As the 2027 elections loom, the familiar cry of “Yoruba Ronu!” will soon echo across our towns and cities. Politicians, sensing the fragility of their grip on power, will summon this rallying call—not to inspire critical thought, but to stoke division and loyalty. It is time we, the Yoruba people, pause and ask: Are we truly thinking, or are we being manipulated once again?
For too long, this phrase has been weaponized to drown out reason. Every election cycle, young Yoruba men and women are recruited as digital foot soldiers, armed with smartphones, mobile data, and just enough cash to quiet their hunger. In makeshift bootcamps, they are not taught to build or innovate but to hurl insults, smear opponents, and invoke ethnic pride to threaten conflict. Our sacred traditions—Oro, Ifa, Ogun—are reduced to tools of political intimidation, while the real enemies, cloaked in agbada, orchestrate this betrayal from above.
These “activists” are our neighbors, our kin. They endure the same poverty, insecurity, and despair that plague us all. Yet, the political elite who claim to champion Oduduwa’s legacy offer them no vision, no plan—only temporary handouts. When elections end, these youths are discarded, their slogans forgotten, their futures unaddressed. Meanwhile, the children of these same leaders thrive abroad, shielded from the chaos their parents perpetuate.
The hypocrisy is stark. Major contracts in Yorubaland are awarded to foreign firms—Lebanese, Chinese—while our graduates roam the streets, clutching CVs or riding okada to survive. Looted funds flow to banks whose executives do not speak our language, and the wealth is hidden in the names of women who are rarely from Ijebu, Egba, or Ekiti. When a prominent banker, not Yoruba but from an ethnic group we are taught to vilify, died in a helicopter crash, some of our leaders mourned deeply. Why? Because their interests are not with us but with their own enrichment.
Even our elders, the supposed custodians of wisdom, are not spared.

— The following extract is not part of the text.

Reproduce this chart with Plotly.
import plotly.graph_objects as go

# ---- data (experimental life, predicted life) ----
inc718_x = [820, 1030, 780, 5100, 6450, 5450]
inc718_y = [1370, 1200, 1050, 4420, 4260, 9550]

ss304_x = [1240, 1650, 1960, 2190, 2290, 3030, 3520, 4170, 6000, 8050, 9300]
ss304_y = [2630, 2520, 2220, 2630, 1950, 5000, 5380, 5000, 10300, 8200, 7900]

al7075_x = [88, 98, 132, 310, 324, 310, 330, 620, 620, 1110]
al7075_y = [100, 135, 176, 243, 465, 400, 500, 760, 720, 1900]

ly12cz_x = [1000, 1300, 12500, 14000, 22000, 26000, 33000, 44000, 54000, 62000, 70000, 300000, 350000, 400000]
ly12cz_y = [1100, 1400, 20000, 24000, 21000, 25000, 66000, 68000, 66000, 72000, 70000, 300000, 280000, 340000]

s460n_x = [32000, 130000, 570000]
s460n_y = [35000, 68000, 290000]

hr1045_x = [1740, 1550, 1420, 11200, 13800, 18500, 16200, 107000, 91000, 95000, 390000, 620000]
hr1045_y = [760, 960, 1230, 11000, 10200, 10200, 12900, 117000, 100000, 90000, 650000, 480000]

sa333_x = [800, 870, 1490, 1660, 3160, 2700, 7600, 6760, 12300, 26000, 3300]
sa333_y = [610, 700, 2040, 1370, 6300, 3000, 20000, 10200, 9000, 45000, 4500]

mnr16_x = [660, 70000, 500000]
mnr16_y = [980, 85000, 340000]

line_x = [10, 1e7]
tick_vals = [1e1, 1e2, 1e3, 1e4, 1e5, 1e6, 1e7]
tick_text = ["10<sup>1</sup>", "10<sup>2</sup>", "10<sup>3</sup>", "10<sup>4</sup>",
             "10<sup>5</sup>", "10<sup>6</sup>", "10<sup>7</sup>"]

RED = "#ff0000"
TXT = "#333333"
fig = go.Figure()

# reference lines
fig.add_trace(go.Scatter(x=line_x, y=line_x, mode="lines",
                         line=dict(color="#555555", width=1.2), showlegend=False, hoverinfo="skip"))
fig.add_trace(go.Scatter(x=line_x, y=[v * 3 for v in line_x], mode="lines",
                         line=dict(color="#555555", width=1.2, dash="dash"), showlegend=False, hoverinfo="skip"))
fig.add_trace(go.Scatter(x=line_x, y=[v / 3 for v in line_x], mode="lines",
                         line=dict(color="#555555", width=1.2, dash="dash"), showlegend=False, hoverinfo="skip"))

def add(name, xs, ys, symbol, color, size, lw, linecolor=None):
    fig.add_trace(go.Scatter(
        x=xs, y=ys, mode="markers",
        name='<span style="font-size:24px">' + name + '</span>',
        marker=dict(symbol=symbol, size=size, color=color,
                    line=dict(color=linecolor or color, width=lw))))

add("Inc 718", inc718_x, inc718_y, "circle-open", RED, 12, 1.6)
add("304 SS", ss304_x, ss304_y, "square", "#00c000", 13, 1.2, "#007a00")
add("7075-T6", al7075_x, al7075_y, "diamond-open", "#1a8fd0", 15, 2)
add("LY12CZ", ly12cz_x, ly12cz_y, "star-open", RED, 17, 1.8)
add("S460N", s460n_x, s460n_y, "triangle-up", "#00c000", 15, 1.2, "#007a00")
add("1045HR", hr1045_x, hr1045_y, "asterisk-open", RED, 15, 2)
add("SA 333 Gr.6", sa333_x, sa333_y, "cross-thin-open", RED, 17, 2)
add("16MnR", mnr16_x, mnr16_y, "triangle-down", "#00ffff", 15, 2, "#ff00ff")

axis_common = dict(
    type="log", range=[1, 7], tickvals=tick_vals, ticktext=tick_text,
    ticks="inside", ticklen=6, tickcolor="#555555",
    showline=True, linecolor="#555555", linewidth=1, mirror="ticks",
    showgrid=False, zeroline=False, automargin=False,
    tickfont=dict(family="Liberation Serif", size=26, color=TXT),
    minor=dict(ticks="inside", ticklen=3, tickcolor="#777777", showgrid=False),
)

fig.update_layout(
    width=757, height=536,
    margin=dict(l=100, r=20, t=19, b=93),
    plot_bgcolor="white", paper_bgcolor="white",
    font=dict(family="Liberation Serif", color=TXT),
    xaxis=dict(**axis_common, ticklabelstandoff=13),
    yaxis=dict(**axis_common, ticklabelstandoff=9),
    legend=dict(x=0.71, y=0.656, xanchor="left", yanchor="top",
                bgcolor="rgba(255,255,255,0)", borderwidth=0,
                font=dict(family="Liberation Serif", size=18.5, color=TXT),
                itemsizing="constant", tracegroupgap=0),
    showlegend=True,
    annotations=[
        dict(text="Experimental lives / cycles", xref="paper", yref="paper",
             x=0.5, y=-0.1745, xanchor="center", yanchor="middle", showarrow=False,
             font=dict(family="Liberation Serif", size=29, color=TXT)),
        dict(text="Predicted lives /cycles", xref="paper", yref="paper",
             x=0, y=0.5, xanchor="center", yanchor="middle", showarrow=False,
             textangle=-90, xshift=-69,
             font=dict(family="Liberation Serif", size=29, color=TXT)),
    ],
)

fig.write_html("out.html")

When they grow restless, they are invited to government houses for lavish dinners, a N200,000 “transport allowance,” and perhaps a N10 million contract. They leave satisfied, their silence bought, while our schools crumble, our hospitals decay, and our roads claim lives. In the same breath, a young Chinese contractor, barely fluent in English, signs a N10 billion deal, importing equipment and labor while our engineers and technicians languish.

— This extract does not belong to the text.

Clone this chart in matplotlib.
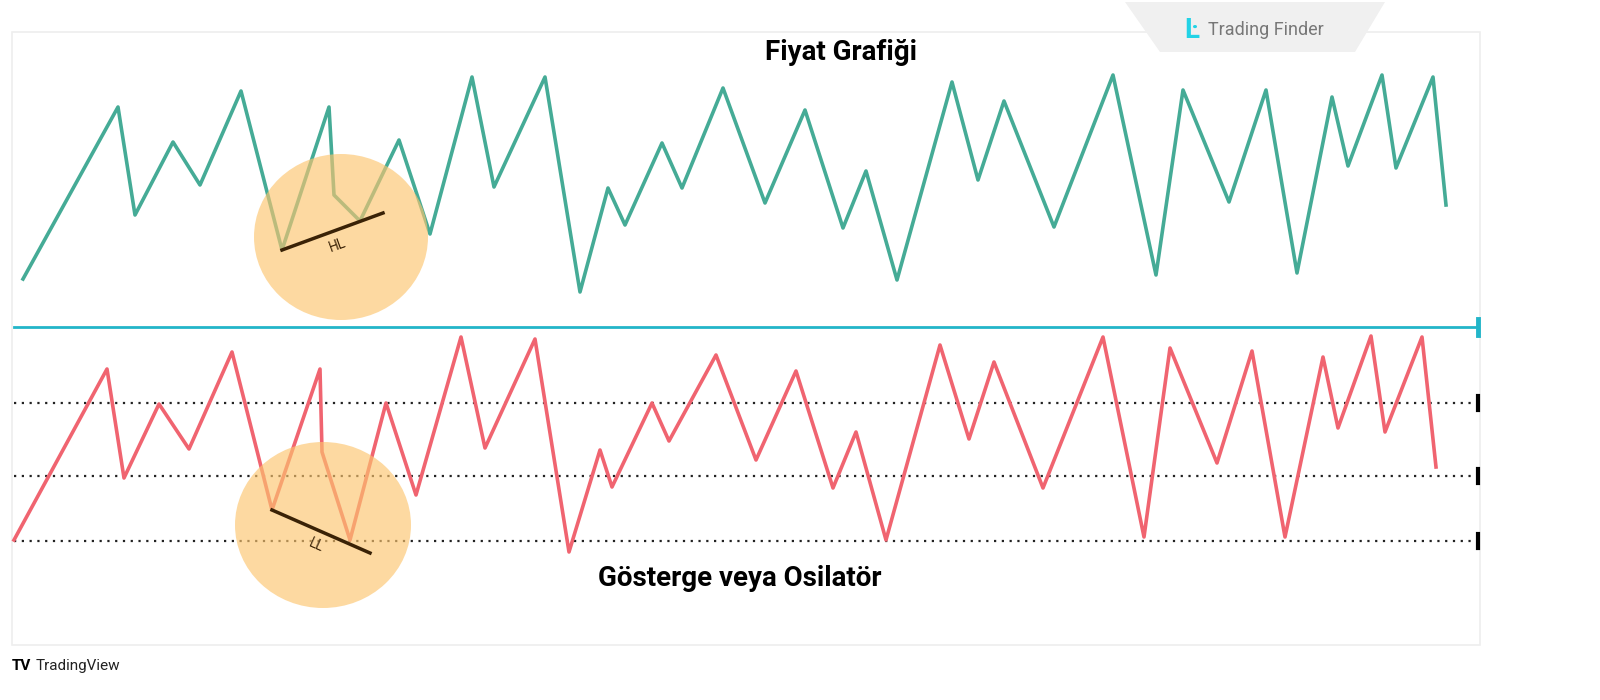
import numpy as np
import matplotlib

matplotlib.use("Agg")
import matplotlib.pyplot as plt
from matplotlib.patches import Ellipse, Polygon, Rectangle

plt.rcParams["font.family"] = ["Roboto", "DejaVu Sans"]

# Price line (x, y) in pixel units
price_x = [23, 118, 135, 173, 200, 241, 282, 329, 334, 360, 399, 430, 472, 494, 545, 580, 608,
           625, 662, 682, 723, 765, 805, 843, 866, 897, 952, 978, 1004, 1054, 1113, 1156, 1183,
           1229, 1266, 1297, 1332, 1348, 1382, 1396, 1433, 1446]
price_y = [279, 107, 215, 142, 185, 91, 250, 107, 195, 221, 140, 234, 77, 187, 77, 292, 188,
           225, 143, 188, 88, 203, 110, 228, 171, 280, 82, 180, 101, 227, 75, 275, 90,
           202, 90, 273, 97, 166, 75, 168, 77, 205]

# Oscillator line
osc_x = [14, 107, 124, 159, 189, 232, 272, 320, 322, 350, 386, 416, 461, 485, 535, 569, 600,
         612, 652, 669, 716, 756, 796, 833, 856, 886, 940, 969, 994, 1043, 1103, 1144, 1170,
         1217, 1252, 1285, 1323, 1338, 1371, 1385, 1422, 1436]
osc_y = [540, 369, 478, 404, 449, 352, 510, 369, 452, 540, 403, 495, 337, 448, 339, 552, 450,
         487, 403, 441, 355, 460, 371, 488, 432, 540, 345, 439, 362, 488, 337, 537, 348,
         463, 351, 537, 357, 428, 336, 432, 337, 467]

level_y = [403, 476, 541]
separator_y = 327

fig = plt.figure(figsize=(16, 7), dpi=100)
ax = fig.add_axes([0, 0, 1, 1])
ax.set_xlim(0, 1600)
ax.set_ylim(700, 0)
ax.axis("off")

# frame
ax.add_patch(Rectangle((12, 32), 1468, 613, fill=False, edgecolor="#eeeeee", lw=1.2))

# logo tab
ax.add_patch(Polygon([(1125, 2), (1385, 2), (1355, 52), (1160, 52)], closed=True,
                     facecolor="#f0f0f0", edgecolor="none"))
ax.text(1192, 30, "Ŀ", color="#22d3e6", fontsize=20, fontweight="bold", ha="center", va="center")
ax.text(1208, 30, "Trading Finder", color="#777777", fontsize=13, ha="left", va="center")

# highlight circles
ax.add_patch(Ellipse((341, 237), 174, 166, facecolor="#fcc56f", alpha=0.65, edgecolor="none", zorder=3))
ax.add_patch(Ellipse((323, 525), 176, 166, facecolor="#fcc56f", alpha=0.65, edgecolor="none", zorder=3))

ax.plot(price_x, price_y, color="#45ab96", lw=2.6, zorder=2)
ax.plot(osc_x, osc_y, color="#f06470", lw=2.6, zorder=2)

for y in level_y:
    ax.plot([14, 1478], [y, y], color="#222222", lw=1.6, ls=(0, (1, 2.5)), zorder=1)
    ax.plot([1478, 1478], [y - 7, y + 7], color="black", lw=3)
ax.plot([14, 1478], [separator_y, separator_y], color="#22b5c9", lw=2)
ax.plot([1478, 1478], [separator_y - 8, separator_y + 8], color="#22b5c9", lw=3.5)

# HL / LL annotations
ax.plot([282, 383], [250, 213], color="#3a2206", lw=2.5, zorder=4)
ax.text(338, 245, "HL", rotation=20, fontsize=10, color="#3a2206", ha="center", va="center", zorder=4)
ax.plot([272, 370], [510, 553], color="#3a2206", lw=2.5, zorder=4)
ax.text(316, 545, "LL", rotation=-24, fontsize=10, color="#3a2206", ha="center", va="center", zorder=4)

ax.text(841, 52, "Fiyat Grafiği", fontsize=20, fontweight="bold", ha="center", va="center")
ax.text(740, 578, "Gösterge veya Osilatör", fontsize=20, fontweight="bold", ha="center", va="center")

ax.text(12, 666, "TV", fontsize=11, fontweight="bold", ha="left", va="center")
ax.text(36, 666, "TradingView", fontsize=11, color="#222222", ha="left", va="center")

fig.savefig("out.png", dpi=100)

This is not the Yoruba way. Our ancestors, from Oduduwa to Awolowo, valued knowledge, industry, and community. Yet today, our youth, abandoned by a system that fails them, turn to Yahoo-Yahoo and Olosho as acts of survival. The next generation of political thugs will be drawn from this same pool of desperation—a cycle we must break.
“Yoruba Ronu” should not be a call to blind loyalty but a demand for accountability. We must question why our resources enrich outsiders while our people suffer. We must reject the crumbs offered by those who betray us and demand leaders who invest in our schools, hospitals, and youth. We must think—not chant—for a future that honors our heritage and secures our prosperity.
The time for true reflection is now. Let us not wait until we are used and discarded again. Yoruba, ronu—think, and act.